REQUIRED TASK.
Find each line with the word "matplotlib" and copy it.

================================

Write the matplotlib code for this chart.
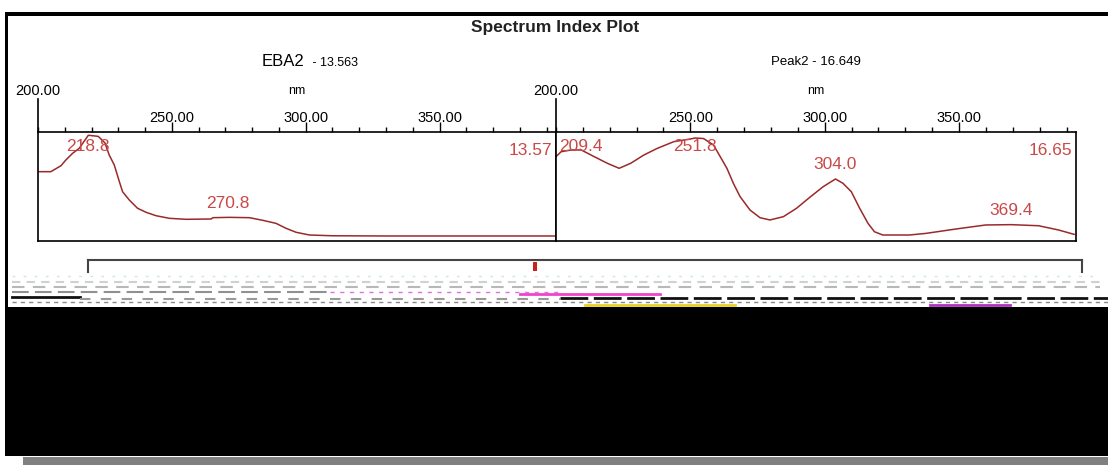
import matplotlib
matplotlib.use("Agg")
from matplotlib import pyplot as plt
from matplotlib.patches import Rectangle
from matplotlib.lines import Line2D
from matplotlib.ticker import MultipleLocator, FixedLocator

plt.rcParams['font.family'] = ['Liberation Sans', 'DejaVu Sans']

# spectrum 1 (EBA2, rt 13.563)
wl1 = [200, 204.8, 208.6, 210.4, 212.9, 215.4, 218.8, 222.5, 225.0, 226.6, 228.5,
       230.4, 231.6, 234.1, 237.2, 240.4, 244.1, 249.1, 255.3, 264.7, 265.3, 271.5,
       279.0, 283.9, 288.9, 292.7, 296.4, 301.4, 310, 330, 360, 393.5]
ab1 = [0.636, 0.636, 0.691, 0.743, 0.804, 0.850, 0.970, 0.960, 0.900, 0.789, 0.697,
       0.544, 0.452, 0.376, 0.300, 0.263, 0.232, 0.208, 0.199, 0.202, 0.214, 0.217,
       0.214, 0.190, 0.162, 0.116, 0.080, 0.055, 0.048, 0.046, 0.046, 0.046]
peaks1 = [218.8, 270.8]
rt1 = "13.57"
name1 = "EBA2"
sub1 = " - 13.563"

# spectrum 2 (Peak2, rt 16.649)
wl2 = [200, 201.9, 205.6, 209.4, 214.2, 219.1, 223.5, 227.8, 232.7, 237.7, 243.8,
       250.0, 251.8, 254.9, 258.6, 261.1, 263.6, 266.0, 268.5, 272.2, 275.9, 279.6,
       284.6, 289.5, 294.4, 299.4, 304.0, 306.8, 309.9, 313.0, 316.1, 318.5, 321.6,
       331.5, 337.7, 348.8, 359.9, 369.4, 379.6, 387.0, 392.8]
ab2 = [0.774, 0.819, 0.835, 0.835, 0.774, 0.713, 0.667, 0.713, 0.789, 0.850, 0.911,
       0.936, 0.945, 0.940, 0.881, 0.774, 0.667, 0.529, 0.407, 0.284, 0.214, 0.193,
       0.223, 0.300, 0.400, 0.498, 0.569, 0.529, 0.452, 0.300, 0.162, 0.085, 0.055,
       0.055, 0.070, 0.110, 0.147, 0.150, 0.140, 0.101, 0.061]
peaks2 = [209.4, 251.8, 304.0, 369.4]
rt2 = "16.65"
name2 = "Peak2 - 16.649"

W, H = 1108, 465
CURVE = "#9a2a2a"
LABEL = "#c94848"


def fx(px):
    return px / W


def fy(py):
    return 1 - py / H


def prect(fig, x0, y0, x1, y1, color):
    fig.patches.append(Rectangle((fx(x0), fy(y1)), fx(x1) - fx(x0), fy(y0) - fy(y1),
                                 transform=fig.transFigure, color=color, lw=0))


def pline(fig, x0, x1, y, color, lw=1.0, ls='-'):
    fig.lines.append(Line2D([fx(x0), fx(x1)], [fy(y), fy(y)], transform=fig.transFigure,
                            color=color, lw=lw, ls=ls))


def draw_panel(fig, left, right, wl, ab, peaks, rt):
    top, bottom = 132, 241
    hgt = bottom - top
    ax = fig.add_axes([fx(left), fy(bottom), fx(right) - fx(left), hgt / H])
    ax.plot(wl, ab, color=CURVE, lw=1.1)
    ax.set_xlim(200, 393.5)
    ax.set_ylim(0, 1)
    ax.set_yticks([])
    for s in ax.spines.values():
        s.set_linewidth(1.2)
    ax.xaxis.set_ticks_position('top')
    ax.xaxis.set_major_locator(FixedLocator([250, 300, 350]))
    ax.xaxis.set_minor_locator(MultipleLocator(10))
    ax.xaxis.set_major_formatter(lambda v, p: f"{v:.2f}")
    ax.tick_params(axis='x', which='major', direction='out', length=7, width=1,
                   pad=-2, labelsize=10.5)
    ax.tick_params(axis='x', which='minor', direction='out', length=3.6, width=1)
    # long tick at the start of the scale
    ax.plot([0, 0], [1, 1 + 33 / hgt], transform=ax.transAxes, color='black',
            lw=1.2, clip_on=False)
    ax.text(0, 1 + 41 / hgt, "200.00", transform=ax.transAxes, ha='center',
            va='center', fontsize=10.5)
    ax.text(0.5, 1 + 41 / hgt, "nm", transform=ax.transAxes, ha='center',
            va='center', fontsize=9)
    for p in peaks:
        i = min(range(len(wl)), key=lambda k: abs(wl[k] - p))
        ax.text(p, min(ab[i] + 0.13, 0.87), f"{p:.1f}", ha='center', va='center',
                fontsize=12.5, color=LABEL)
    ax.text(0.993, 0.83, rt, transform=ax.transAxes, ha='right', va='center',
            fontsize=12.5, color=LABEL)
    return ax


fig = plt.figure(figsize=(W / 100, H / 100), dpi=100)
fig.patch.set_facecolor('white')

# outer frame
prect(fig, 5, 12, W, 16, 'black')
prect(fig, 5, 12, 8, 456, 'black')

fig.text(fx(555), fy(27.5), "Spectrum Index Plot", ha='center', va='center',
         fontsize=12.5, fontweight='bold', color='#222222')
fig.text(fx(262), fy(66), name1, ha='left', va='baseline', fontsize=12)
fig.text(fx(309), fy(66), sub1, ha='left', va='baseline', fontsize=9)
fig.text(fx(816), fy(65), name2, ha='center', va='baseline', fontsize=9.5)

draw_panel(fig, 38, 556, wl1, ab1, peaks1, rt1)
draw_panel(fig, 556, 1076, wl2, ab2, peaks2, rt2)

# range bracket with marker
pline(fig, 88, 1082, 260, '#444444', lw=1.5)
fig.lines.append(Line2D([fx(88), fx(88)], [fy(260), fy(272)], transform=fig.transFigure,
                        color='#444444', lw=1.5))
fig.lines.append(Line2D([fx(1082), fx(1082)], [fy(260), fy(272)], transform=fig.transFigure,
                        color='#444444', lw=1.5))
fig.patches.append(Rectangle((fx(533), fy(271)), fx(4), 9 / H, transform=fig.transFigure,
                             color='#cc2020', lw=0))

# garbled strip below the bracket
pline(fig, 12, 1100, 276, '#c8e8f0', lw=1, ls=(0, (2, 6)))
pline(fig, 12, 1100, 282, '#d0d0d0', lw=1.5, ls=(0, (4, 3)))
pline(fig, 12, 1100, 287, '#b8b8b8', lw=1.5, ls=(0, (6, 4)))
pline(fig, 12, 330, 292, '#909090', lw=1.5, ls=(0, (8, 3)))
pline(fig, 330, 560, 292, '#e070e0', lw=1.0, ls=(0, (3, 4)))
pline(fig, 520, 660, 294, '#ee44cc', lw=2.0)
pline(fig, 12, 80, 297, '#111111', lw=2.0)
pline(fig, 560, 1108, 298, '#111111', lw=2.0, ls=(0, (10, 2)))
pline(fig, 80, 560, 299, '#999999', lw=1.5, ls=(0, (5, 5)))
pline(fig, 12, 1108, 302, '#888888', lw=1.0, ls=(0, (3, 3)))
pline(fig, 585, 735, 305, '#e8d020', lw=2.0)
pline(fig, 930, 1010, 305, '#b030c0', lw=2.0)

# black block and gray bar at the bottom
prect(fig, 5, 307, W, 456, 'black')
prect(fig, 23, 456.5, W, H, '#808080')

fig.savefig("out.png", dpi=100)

================================

ANSWER TO THIS PROBLEM.
Write the matplotlib code for this chart.
import matplotlib
matplotlib.use("Agg")
from matplotlib import pyplot as plt
from matplotlib.patches import Rectangle
from matplotlib.lines import Line2D
from matplotlib.ticker import MultipleLocator, FixedLocator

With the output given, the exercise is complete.